Winning approval outside of that zone is hard. That was the case for the developer who waited four years to build multiunit housing on the lot of a former landscaping business, which is a short distance from the high-end shopping district.
“Should it have gone faster? I’m sure from anyone’s perspective, it was not streamlined. But it was not one of the processes that was enacted by my Planning and Zoning Commission. That was a developer who took his own path,” Young said. “If we’ve laid out the red carpet and asked you to come, you’re more likely to get what you need more quickly.”
Stephens, the zoning commissioner, said there were legitimate reasons for the application to take so long, none of which had to do with the type of residents it would attract.
“We have one of the most welcoming communities here,” Stephens said. “We go above and beyond. I would be aghast if anyone suggested differently.”
Marpe said he must listen to voters.
“I have to respect the fact that people who have moved here, or have grown up here and continue to live here, are here because the nature of the community is what they are looking for,” Marpe said. “So to try and change that nature with large structures maybe gets to some goal, but I don’t believe [that’s why] people who have invested in this community and want to be part of this community … came here or stayed here.”
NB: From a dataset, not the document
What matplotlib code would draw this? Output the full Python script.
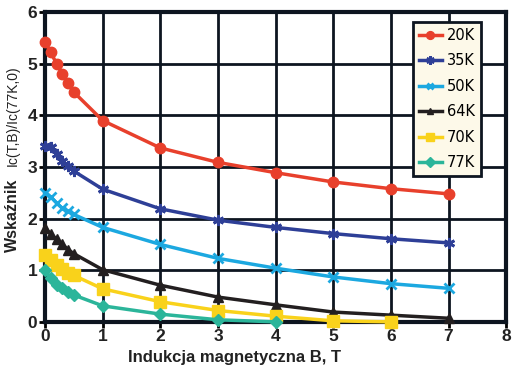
import matplotlib.pyplot as plt

# === Data ===
B = [0, 0.1, 0.2, 0.3, 0.4, 0.5, 1, 2, 3, 4, 5, 6, 7]
k20 = [5.43, 5.22, 5.0, 4.8, 4.62, 4.45, 3.9, 3.37, 3.09, 2.89, 2.71, 2.58, 2.48]
k35 = [3.4, 3.38, 3.25, 3.12, 3.02, 2.92, 2.57, 2.19, 1.97, 1.83, 1.71, 1.61, 1.53]
k50 = [2.5, 2.42, 2.3, 2.2, 2.14, 2.08, 1.83, 1.5, 1.23, 1.04, 0.87, 0.74, 0.65]
k64 = [1.82, 1.7, 1.6, 1.5, 1.4, 1.32, 1.01, 0.71, 0.48, 0.33, 0.19, 0.13, 0.07]
B70 = [0, 0.1, 0.2, 0.3, 0.4, 0.5, 1, 2, 3, 4, 5, 6]
k70 = [1.3, 1.2, 1.1, 1.02, 0.95, 0.9, 0.64, 0.39, 0.22, 0.11, 0.02, 0.0]
B77 = [0, 0.1, 0.2, 0.3, 0.4, 0.5, 1, 2, 3, 4]
k77 = [1.0, 0.85, 0.72, 0.65, 0.58, 0.52, 0.31, 0.15, 0.04, 0.0]
labels = ["20K", "35K", "50K", "64K", "70K", "77K"]

# === Style ===
colors = ["#e8402c", "#2e3f97", "#1ca8e0", "#231f20", "#f9d21b", "#2bb59a"]
markers = ["o", (6, 2, 0), "x", "^", "s", "D"]
msizes = [7.5, 8, 6.5, 6.5, 8.5, 6.5]

plt.rcParams['font.family'] = ['Liberation Sans', 'DejaVu Sans']
fig = plt.figure(figsize=(5.3, 3.8), dpi=100)
ax = fig.add_axes([0.085, 0.153, 0.87, 0.815])

series = [(B, k20), (B, k35), (B, k50), (B, k64), (B70, k70), (B77, k77)]
for (xs, ys), lab, c, m, ms in zip(series, labels, colors, markers, msizes):
    ax.plot(xs, ys, color=c, marker=m, markersize=ms, linewidth=2.5,
            markeredgewidth=2 if m in ("x",) or isinstance(m, tuple) else 1,
            markeredgecolor=c, label=lab, zorder=3, clip_on=False)

ax.set_xlim(0, 8)
ax.set_ylim(0, 6)
ax.set_xticks(range(0, 9))
ax.set_yticks(range(0, 7))
ax.grid(True, color="#0d1520", linewidth=2)
for s in ax.spines.values():
    s.set_linewidth(3)
    s.set_color("#0d1520")
ax.tick_params(direction="out", length=4, width=2, labelsize=12.5, pad=1.5)
for t in ax.get_xticklabels() + ax.get_yticklabels():
    t.set_fontweight("bold")
    t.set_color("#222222")

leg = ax.legend(loc="upper right", bbox_to_anchor=(0.946, 0.968),
                prop={"family": "DejaVu Sans", "size": 10.5},
                frameon=True, fancybox=False, handlelength=1.6, labelspacing=0.72,
                borderpad=0.4, handletextpad=0.35, markerscale=0.75, borderaxespad=0)
leg.get_frame().set_facecolor("#fdf9e9")
leg.get_frame().set_edgecolor("#0d1520")
leg.get_frame().set_linewidth(2)
leg.get_frame().set_alpha(1)

fig.text(0.442, 0.06, "Indukcja magnetyczna B, T", ha="center", va="center",
         fontsize=12, fontweight="bold", color="#222222")
fig.text(0.023, 0.434, "Wskaźnik", rotation=90, ha="center", va="center",
         fontsize=11.5, fontweight="bold", color="#222222")
fig.text(0.025, 0.695, "Ic(T,B)/Ic(77K,0)", rotation=90, ha="center", va="center",
         fontsize=10, color="#222222")

fig.savefig("out.png", dpi=100)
When asked if the town has, in fact, purchased or arranged for others to purchase property to keep it from being developed as affordable housing, Marpe said it is not a strategy of the town to avoid having more affordable housing.
He facilitated the purchase of the Westport Inn because it’s the town’s only hotel outside a 12-room inn on the Long Island Sound, he explained.
“When we have had serious storms, the Westport Inn was the one place we could offer somewhat permanent shelter,” he said. “I believe there is a need for that as well. That was the motivating factor in my mind.”
Several hotels are a few miles down the road in Norwalk or Fairfield.
The new developments that have been built in Westport are not meeting the demand for affordable housing.
The last time the town’s housing authority opened its wait list three years ago, 1,000 people applied in 30 days. Then the waitlist closed, and it hasn’t been opened since. The housing authority still gets calls every day, including on weekends.
“They come in at all hours,” said Carol Martin, the executive director of the Westport Housing Authority. “It is very much at a crisis.”